On ne peut s’empêcher de songer au destin de cet homme, Gustav Weler, dont on ne sait rien et qui aurait peut-être préféré peindre des paysages bavarois – mais avait-il un autre talent que sa ressemblance malchanceuse avec l’artiste maudit du IIIe Reich ? Tout le monde n’a pas la chance d’être un barbier du ghetto juif créé par Chaplin et de pouvoir renverser un Dictateur. Qu’on veuille bien se souvenir de cette scène hilarante où le barbier, déguisé en Hynkel, passe en revue les troupes et sursaute lorsqu’elles lui présentent les armes.
Weler était-il un nazi convaincu ? Ou juste la victime des apparences ? Buvait-il une chope en terrasse de la Bürgerbräukeller en rêvassant à ses amours lorsqu’il fut repéré par un agent de la SS ? L’agent de la SS s’est-il d’abord mis au garde-à-vous, claquant des talons, avant de se rendre compte, un peu gêné, qu’il avait à faire à un pauvre bougre de moustachu ridicule ? À moins qu’il n’ait proposé ses services de son propre chef, sur l’insistance de sa femme qui voyait là l’occasion d’une vie meilleure, peut-être de devenir elle-même le sosie d’Eva Braun ? Il paraît que chacun en ce monde possède son sosie.

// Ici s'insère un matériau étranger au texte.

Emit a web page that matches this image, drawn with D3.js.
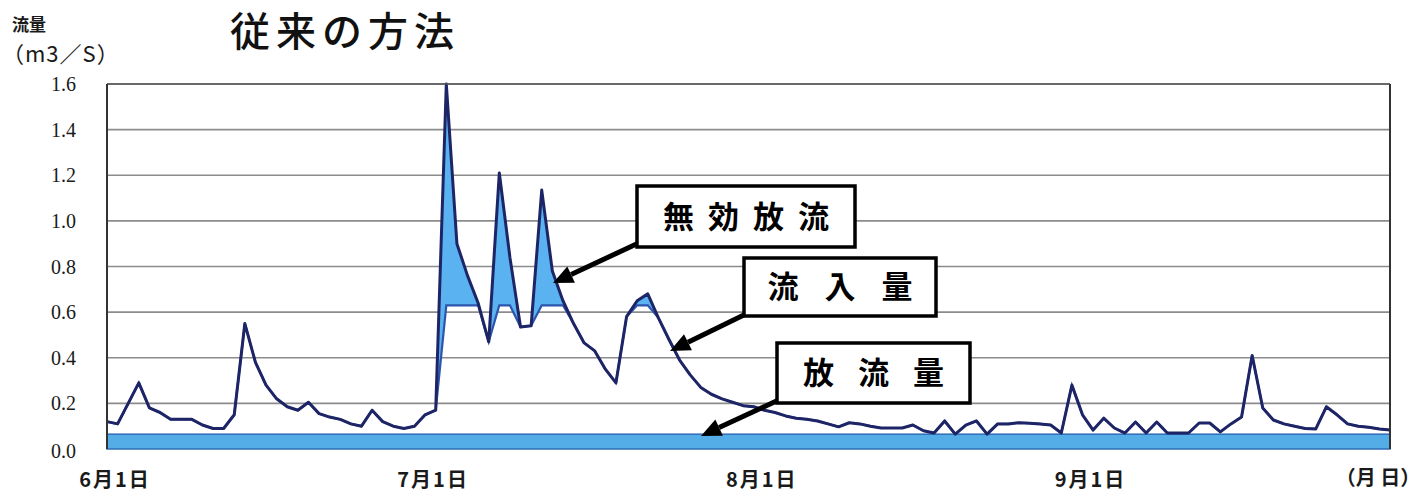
<!DOCTYPE html>
<html>
<head>
<meta charset="utf-8">
<script src="https://cdn.jsdelivr.net/npm/d3@7"></script>
<style>
  body { margin: 0; background: #fff; }
</style>
</head>
<body>
<div id="chart"></div>
<script>
// daily inflow (m3/s), 6/1 .. 9/30
const firstDay = '2009-06-01'
const inflow = [
  // June
  0.12, 0.11, 0.20, 0.29, 0.18, 0.16, 0.13, 0.13, 0.13, 0.105,
  0.09, 0.09, 0.15, 0.55, 0.38, 0.28, 0.22, 0.185, 0.17, 0.205,
  0.155, 0.14, 0.13, 0.11, 0.10, 0.17, 0.12, 0.10, 0.09, 0.10,
  // July
  0.15, 0.17, 1.60, 0.90, 0.76, 0.64, 0.47, 1.21, 0.84, 0.535,
  0.54, 1.135, 0.78, 0.65, 0.55, 0.465, 0.43, 0.35, 0.29, 0.58,
  0.65, 0.68, 0.575, 0.48, 0.39, 0.325, 0.27, 0.24, 0.22, 0.205,
  0.19,
  // August
  0.185, 0.17, 0.16, 0.145, 0.135, 0.13, 0.123, 0.11, 0.097, 0.115,
  0.11, 0.10, 0.092, 0.092, 0.092, 0.105, 0.08, 0.07, 0.123, 0.065,
  0.105, 0.123, 0.065, 0.11, 0.11, 0.115, 0.113, 0.11, 0.105, 0.07,
  0.28,
  // September
  0.15, 0.083, 0.135, 0.092, 0.07, 0.118, 0.07, 0.118, 0.07, 0.07,
  0.07, 0.114, 0.114, 0.075, 0.11, 0.14, 0.41, 0.18, 0.127, 0.11,
  0.10, 0.09, 0.088, 0.185, 0.15, 0.11, 0.10, 0.095, 0.088, 0.083
]
const capacity = 0.63      // intake limit, above it is 無効放流
const outflowLevel = 0.065 // 放流量

const yTicks = [0, 0.2, 0.4, 0.6, 0.8, 1.0, 1.2, 1.4, 1.6]
const xTickDays = ['2009-06-01', '2009-07-01', '2009-08-01', '2009-09-01']
const xTickLabels = ['6月1日', '7月1日', '8月1日', '9月1日']
const noteLabels = ['無効放流', '流入量', '放流量']

const width = 1421
const height = 501
const plot = { left: 107, right: 1390, top: 84, bottom: 449 }

const parse = d3.utcParse('%Y-%m-%d')
const start = parse(firstDay)
const data = inflow.map((v, i) => ({ date: d3.utcDay.offset(start, i), v }))

const svg = d3
  .select('#chart')
  .append('svg')
  .attr('width', width)
  .attr('height', height)
  .style('font-family', "'Noto Sans CJK JP', sans-serif")

const x = d3
  .scaleUtc()
  .domain(d3.extent(data, d => d.date))
  .range([plot.left, plot.right])

const y = d3
  .scaleLinear()
  .domain([0, 1.6])
  .range([plot.bottom, plot.top])

// gridlines
svg
  .append('g')
  .selectAll('line')
  .data(yTicks.filter(t => t > 0))
  .join('line')
  .attr('x1', plot.left)
  .attr('x2', plot.right)
  .attr('y1', d => y(d))
  .attr('y2', d => y(d))
  .attr('stroke', '#8c8c8c')
  .attr('stroke-width', 1.6)

// y labels
svg
  .append('g')
  .selectAll('text')
  .data(yTicks)
  .join('text')
  .attr('x', 76)
  .attr('y', d => y(d) + (d === 0 ? 9 : 7))
  .attr('text-anchor', 'end')
  .attr('font-family', "'Liberation Serif', serif")
  .attr('font-size', 20)
  .attr('fill', '#1a1a1a')
  .text(d => d.toFixed(1))

// x labels
svg
  .append('g')
  .selectAll('text')
  .data(xTickDays)
  .join('text')
  .attr('x', d => x(parse(d)) + 8)
  .attr('y', 487)
  .attr('text-anchor', 'middle')
  .attr('font-size', 20)
  .attr('font-weight', 'bold')
  .attr('letter-spacing', 2)
  .attr('fill', '#1a1a1a')
  .text((d, i) => xTickLabels[i])

svg
  .append('text')
  .attr('x', 1378)
  .attr('y', 485)
  .attr('text-anchor', 'middle')
  .attr('font-size', 20)
  .attr('font-weight', 'bold')
  .attr('fill', '#1a1a1a')
  .text('（月 日）')

// 放流量 band
svg
  .append('rect')
  .attr('x', plot.left)
  .attr('width', plot.right - plot.left)
  .attr('y', y(outflowLevel))
  .attr('height', y(0) - y(outflowLevel))
  .attr('fill', '#55ade8')
  .attr('stroke', '#2f6db4')
  .attr('stroke-width', 1.5)

// 無効放流: area between capacity and inflow
const area = d3
  .area()
  .x(d => x(d.date))
  .y0(d => y(Math.min(d.v, capacity)))
  .y1(d => y(d.v))

svg
  .append('path')
  .datum(data)
  .attr('d', area)
  .attr('fill', '#5ab2f0')

const capLine = d3
  .line()
  .x(d => x(d.date))
  .y(d => y(Math.min(d.v, capacity)))

svg
  .append('path')
  .datum(data)
  .attr('d', capLine)
  .attr('fill', 'none')
  .attr('stroke', '#2c55ad')
  .attr('stroke-width', 2.2)

const line = d3
  .line()
  .x(d => x(d.date))
  .y(d => y(d.v))

svg
  .append('path')
  .datum(data)
  .attr('d', line)
  .attr('fill', 'none')
  .attr('stroke', '#1e2566')
  .attr('stroke-width', 3)
  .attr('stroke-linejoin', 'round')

// frame
svg
  .append('line')
  .attr('x1', plot.left).attr('x2', plot.right)
  .attr('y1', plot.top).attr('y2', plot.top)
  .attr('stroke', '#555').attr('stroke-width', 1.6)
svg
  .selectAll('.side')
  .data([plot.left, plot.right])
  .join('line')
  .attr('class', 'side')
  .attr('x1', d => d).attr('x2', d => d)
  .attr('y1', plot.top).attr('y2', plot.bottom)
  .attr('stroke', '#333').attr('stroke-width', 2)

// titles
svg
  .append('text')
  .attr('x', 345)
  .attr('y', 46)
  .attr('text-anchor', 'middle')
  .attr('font-size', 40)
  .attr('font-weight', 500)
  .attr('letter-spacing', 6)
  .attr('fill', '#111')
  .text('従来の方法')

svg
  .append('text')
  .attr('x', 12)
  .attr('y', 31)
  .attr('font-size', 17)
  .attr('font-weight', 'bold')
  .attr('fill', '#1a1a1a')
  .text('流量')

svg
  .append('text')
  .attr('x', 2)
  .attr('y', 62)
  .attr('font-size', 22)
  .attr('letter-spacing', 1)
  .attr('fill', '#1a1a1a')
  .text('（m3／S）')

// annotations
const notes = [
  { box: [637, 186, 218, 61], spacing: 14, from: [645, 240], to: [553, 283] },
  { box: [744, 258, 192, 58], spacing: 26, from: [752, 311], to: [670, 351] },
  { box: [777, 343, 193, 60], spacing: 24, from: [785, 397], to: [701, 436] }
]

function arrow(g, from, to) {
  const dx = to[0] - from[0]
  const dy = to[1] - from[1]
  const len = Math.hypot(dx, dy)
  const ux = dx / len
  const uy = dy / len
  const headLen = 20
  const headW = 9
  const bx = to[0] - ux * headLen
  const by = to[1] - uy * headLen
  g.append('line')
    .attr('x1', from[0]).attr('y1', from[1])
    .attr('x2', bx).attr('y2', by)
    .attr('stroke', '#000')
    .attr('stroke-width', 5)
  g.append('path')
    .attr('d', d3.line()([
      to,
      [bx - uy * headW, by + ux * headW],
      [bx + uy * headW, by - ux * headW]
    ]) + 'Z')
    .attr('fill', '#000')
}

notes.forEach((n, i) => {
  const g = svg.append('g')
  arrow(g, n.from, n.to)
  const [bx, by, bw, bh] = n.box
  g.append('rect')
    .attr('x', bx).attr('y', by)
    .attr('width', bw).attr('height', bh)
    .attr('fill', '#fff')
    .attr('stroke', '#000')
    .attr('stroke-width', 3.5)
  g.append('text')
    .attr('x', bx + bw / 2 + n.spacing / 2)
    .attr('y', by + bh / 2 + 11)
    .attr('text-anchor', 'middle')
    .attr('font-size', 31)
    .attr('font-weight', 'bold')
    .attr('letter-spacing', n.spacing)
    .attr('fill', '#000')
    .text(noteLabels[i])
})
</script>
</body>
</html>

Chacun peut donc devenir un tyran, un bourreau, un serial killer, à moins de n’en être que la copie, à son corps défendant si l’on peut dire. Le destin est farceur et la farce est cruelle. Qui sait si notre reflet n’est pas en ce moment-même en train de commettre quelque insoutenable forfait ? Ou bien se fait-il arrêter, torturer, assassiner, jeter dans un charnier, car il faut bien s’imaginer que les pauvres gens, les victimes de guerre, les déportés, les massacrés, les gazés, les affamés ont aussi, quelque part dans le monde, leurs sosies, toute une foule de sosies qui ne se doutent pas, tandis qu’ils somnolent devant la télé, que le cadavre qui flotte sur la Méditerranée ou qui gît face dans une flaque au journal de 20 heures a trait pour trait, comme deux gouttes d’eau, le même visage qu’eux. Imaginons la réaction de leur femme à ce moment-là : « Oh ! Regarde, on dirait toi ! » Et lui, un peu vexé : « Tu trouves ? » (Car c’est connu, on ne se reconnaît pas soi-même dans son propre reflet).

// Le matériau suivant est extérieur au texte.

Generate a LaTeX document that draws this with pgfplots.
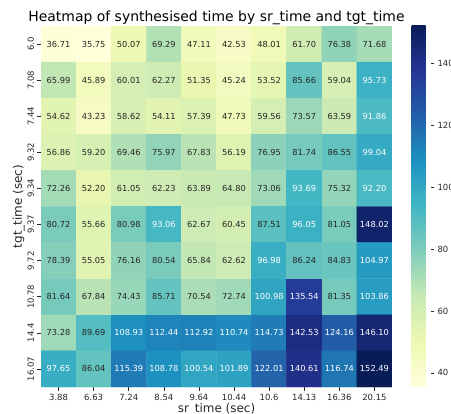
\documentclass[border=0pt]{standalone}
\usepackage{pgfplots}
\pgfplotsset{compat=1.18}
\usepackage{fontspec}
\setmainfont{DejaVu Sans}
\definecolor{txtdark}{HTML}{262626}
\begin{document}
\begin{tikzpicture}
\useasboundingbox (0,0) rectangle (451bp,414bp);
\begin{axis}[
  at={(41bp,27bp)}, anchor=south west,
  scale only axis, width=351bp, height=361bp,
  xmin=-0.5, xmax=9.5, ymin=-0.5, ymax=9.5,
  y dir=reverse,
  axis line style={draw=none},
  xtick={0,...,9}, ytick={0,...,9},
  xticklabels={3.88,6.63,7.24,8.54,9.64,10.44,10.6,14.13,16.36,20.15},
  yticklabels={6.0,7.08,7.44,9.32,9.34,9.37,9.72,10.78,14.4,16.07},
  xtick pos=bottom, ytick pos=left,
  tick align=outside, major tick length=3.5bp,
  tick style={color=txtdark, line width=0.6pt},
  ticklabel style={font=\fontsize{8.5}{10}\selectfont, text=txtdark},
  yticklabel style={rotate=90, anchor=south},
  /pgf/number format/assume math mode=true,
  xlabel={sr\_time (sec)}, ylabel={tgt\_time (sec)},
  label style={font=\fontsize{12}{14}\selectfont, text=txtdark},
  xlabel style={yshift=4bp},
  ylabel style={yshift=-4bp},
  title={Heatmap of synthesised time by sr\_time and tgt\_time},
  title style={font=\fontsize{14}{16}\selectfont, yshift=-8.5bp},
  colormap={ylgnbu}{rgb255=(255,255,217) rgb255=(237,248,177) rgb255=(199,233,180) rgb255=(127,205,187) rgb255=(65,182,196) rgb255=(29,145,192) rgb255=(34,94,168) rgb255=(37,52,148) rgb255=(8,29,88)},
  point meta min=35.75, point meta max=152.49,
  colorbar,
  colorbar style={
    at={(parent axis.north east)}, anchor=north west, xshift=11bp, yshift=1bp,
    width=19bp, height=361bp,
    axis line style={draw=none},
    ytick={40,60,80,100,120,140},
    ytick pos=right, tick align=outside, major tick length=3.5bp,
    tick style={color=txtdark, line width=0.6pt},
    yticklabel style={font=\fontsize{8.5}{10}\selectfont, text=txtdark},
    /pgf/number format/assume math mode=true,
  },
]
\addplot [matrix plot*, mesh/cols=10, point meta=explicit] table [x=x, y=y, meta=v] {
x y v
0 0 36.71
1 0 35.75
2 0 50.07
3 0 69.29
4 0 47.11
5 0 42.53
6 0 48.01
7 0 61.70
8 0 76.38
9 0 71.68
0 1 65.99
1 1 45.89
2 1 60.01
3 1 62.27
4 1 51.35
5 1 45.24
6 1 53.52
7 1 85.66
8 1 59.04
9 1 95.73
0 2 54.62
1 2 43.23
2 2 58.62
3 2 54.11
4 2 57.39
5 2 47.73
6 2 59.56
7 2 73.57
8 2 63.59
9 2 91.86
0 3 56.86
1 3 59.20
2 3 69.46
3 3 75.97
4 3 67.83
5 3 56.19
6 3 76.95
7 3 81.74
8 3 86.55
9 3 99.04
0 4 72.26
1 4 52.20
2 4 61.05
3 4 62.23
4 4 63.89
5 4 64.80
6 4 73.06
7 4 93.69
8 4 75.32
9 4 92.20
0 5 80.72
1 5 55.66
2 5 80.98
3 5 93.06
4 5 62.67
5 5 60.45
6 5 87.51
7 5 96.05
8 5 81.05
9 5 148.02
0 6 78.39
1 6 55.05
2 6 76.16
3 6 80.54
4 6 65.84
5 6 62.62
6 6 96.98
7 6 86.24
8 6 84.83
9 6 104.97
0 7 81.64
1 7 67.84
2 7 74.43
3 7 85.71
4 7 70.54
5 7 72.74
6 7 100.98
7 7 135.54
8 7 81.35
9 7 103.86
0 8 73.28
1 8 89.69
2 8 108.93
3 8 112.44
4 8 112.92
5 8 110.74
6 8 114.73
7 8 142.53
8 8 124.16
9 8 146.10
0 9 97.65
1 9 86.04
2 9 115.39
3 9 108.78
4 9 100.54
5 9 101.89
6 9 122.01
7 9 140.61
8 9 116.74
9 9 152.49
};
\addplot [draw=none, mark=none, point meta=explicit,
  visualization depends on={value \thisrow{v} \as \val},
  nodes near coords={\ifdim\val pt>90.5pt\color{white}\else\color{txtdark}\fi\val},
  every node near coord/.append style={anchor=center, font=\fontsize{8.3}{10}\selectfont, inner sep=0pt, yshift=0pt},
] table [x=x, y=y, meta=v] {
x y v
0 0 36.71
1 0 35.75
2 0 50.07
3 0 69.29
4 0 47.11
5 0 42.53
6 0 48.01
7 0 61.70
8 0 76.38
9 0 71.68
0 1 65.99
1 1 45.89
2 1 60.01
3 1 62.27
4 1 51.35
5 1 45.24
6 1 53.52
7 1 85.66
8 1 59.04
9 1 95.73
0 2 54.62
1 2 43.23
2 2 58.62
3 2 54.11
4 2 57.39
5 2 47.73
6 2 59.56
7 2 73.57
8 2 63.59
9 2 91.86
0 3 56.86
1 3 59.20
2 3 69.46
3 3 75.97
4 3 67.83
5 3 56.19
6 3 76.95
7 3 81.74
8 3 86.55
9 3 99.04
0 4 72.26
1 4 52.20
2 4 61.05
3 4 62.23
4 4 63.89
5 4 64.80
6 4 73.06
7 4 93.69
8 4 75.32
9 4 92.20
0 5 80.72
1 5 55.66
2 5 80.98
3 5 93.06
4 5 62.67
5 5 60.45
6 5 87.51
7 5 96.05
8 5 81.05
9 5 148.02
0 6 78.39
1 6 55.05
2 6 76.16
3 6 80.54
4 6 65.84
5 6 62.62
6 6 96.98
7 6 86.24
8 6 84.83
9 6 104.97
0 7 81.64
1 7 67.84
2 7 74.43
3 7 85.71
4 7 70.54
5 7 72.74
6 7 100.98
7 7 135.54
8 7 81.35
9 7 103.86
0 8 73.28
1 8 89.69
2 8 108.93
3 8 112.44
4 8 112.92
5 8 110.74
6 8 114.73
7 8 142.53
8 8 124.16
9 8 146.10
0 9 97.65
1 9 86.04
2 9 115.39
3 9 108.78
4 9 100.54
5 9 101.89
6 9 122.01
7 9 140.61
8 9 116.74
9 9 152.49
};
\end{axis}
\end{tikzpicture}
\end{document}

Ayons une pensée pour ce pauvre Gustav Weler. Et pour tous ceux qui sont affligés de cette malédiction. Et pour tous les sosies de l’humanité. Ne pourrait-on par exemple lancer une vaste recherche des sosies de victimes de guerre afin, sinon de les dédommager, de leur proposer de remplacer leurs malheureux frères en apparence ? Après tout, certains, chômeurs ou âmes seules, n’ont peut-être rien de mieux à faire : ils pourraient reprendre le destin stoppé de leur sosie, reprendre leur place dans une famille brisée, faire que la vie continue malgré tout, même à la façon de Martin Guerre. Ne serait-ce pas une belle idée à proposer au Conseil des Nations-Unies ?

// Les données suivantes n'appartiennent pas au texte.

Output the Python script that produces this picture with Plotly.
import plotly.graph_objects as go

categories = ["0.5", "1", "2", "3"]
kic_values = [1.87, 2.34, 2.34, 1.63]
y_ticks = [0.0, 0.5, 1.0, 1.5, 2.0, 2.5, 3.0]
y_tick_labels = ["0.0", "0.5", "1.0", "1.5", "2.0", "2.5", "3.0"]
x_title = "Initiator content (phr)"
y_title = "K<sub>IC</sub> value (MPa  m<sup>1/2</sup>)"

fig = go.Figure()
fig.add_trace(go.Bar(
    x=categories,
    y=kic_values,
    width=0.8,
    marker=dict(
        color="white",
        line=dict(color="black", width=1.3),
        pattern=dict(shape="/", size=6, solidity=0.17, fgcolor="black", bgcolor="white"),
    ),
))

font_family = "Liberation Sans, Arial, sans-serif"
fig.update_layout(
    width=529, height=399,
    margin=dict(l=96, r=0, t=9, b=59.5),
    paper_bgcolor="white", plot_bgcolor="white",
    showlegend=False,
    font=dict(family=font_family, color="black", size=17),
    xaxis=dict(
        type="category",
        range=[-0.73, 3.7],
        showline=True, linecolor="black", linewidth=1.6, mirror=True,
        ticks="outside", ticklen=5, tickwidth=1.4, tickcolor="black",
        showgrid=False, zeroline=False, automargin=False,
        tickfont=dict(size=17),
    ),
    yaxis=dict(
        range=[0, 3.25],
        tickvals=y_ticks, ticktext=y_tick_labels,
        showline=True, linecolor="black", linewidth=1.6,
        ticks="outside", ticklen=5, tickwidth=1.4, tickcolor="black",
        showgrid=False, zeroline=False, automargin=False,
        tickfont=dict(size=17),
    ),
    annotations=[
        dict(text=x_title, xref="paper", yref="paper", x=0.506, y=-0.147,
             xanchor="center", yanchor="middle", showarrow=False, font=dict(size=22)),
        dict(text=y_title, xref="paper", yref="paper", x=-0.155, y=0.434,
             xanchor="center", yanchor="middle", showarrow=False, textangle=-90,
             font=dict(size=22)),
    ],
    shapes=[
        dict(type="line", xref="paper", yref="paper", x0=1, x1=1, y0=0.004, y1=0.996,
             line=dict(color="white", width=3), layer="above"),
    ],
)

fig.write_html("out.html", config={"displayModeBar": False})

Il faudrait que nos chefs d’État se penchent sur cette question cruciale. J’ai bon espoir que nos présidents, nos Premiers ministres, nos ministres, et même nos maires et nos conseillers départementaux, ne sont pas leurs pâles copies lorsqu’ils s’intéressent à nos sorts et au destin de la nation. Mais je crains aussi qu’il n’en soit rien, et que le pauvre type qui prend la pluie le 14 juillet n’est pas celui que j’ai élu, mais son sosie officiel, transi et bredouillant. Quant au maire de notre village, est-ce bien lui qui prend cette mine attentive pendant la réunion de concertation qui n’en finit plus de co-construire je ne sais plus quoi, ou son pendant, ou son contraire ? Et moi, suis-je bien moi ou cet autre qui ne va plus voter ? Pire : qui va voter Marine ! Avec ma gueule d’humaniste effaré ! Le salaud, mine de rien ! Il faudrait recenser tous les sosies et choisir des deux lequel on garde. Cela réduirait sensiblement la population à sa partie la plus intéressante, en tout cas la plus sûre : soi-même.
1 4 mai 2015, Allemagne, le crépuscule du diable (article sur la mort de Benito Mussolini et d’Adolf Hitler). Photo © Spaarnestad Rue des Archives.
2 Le film de Kurosawa, sorti en 1980, raconte l’histoire de la doublure d’un chef de clan.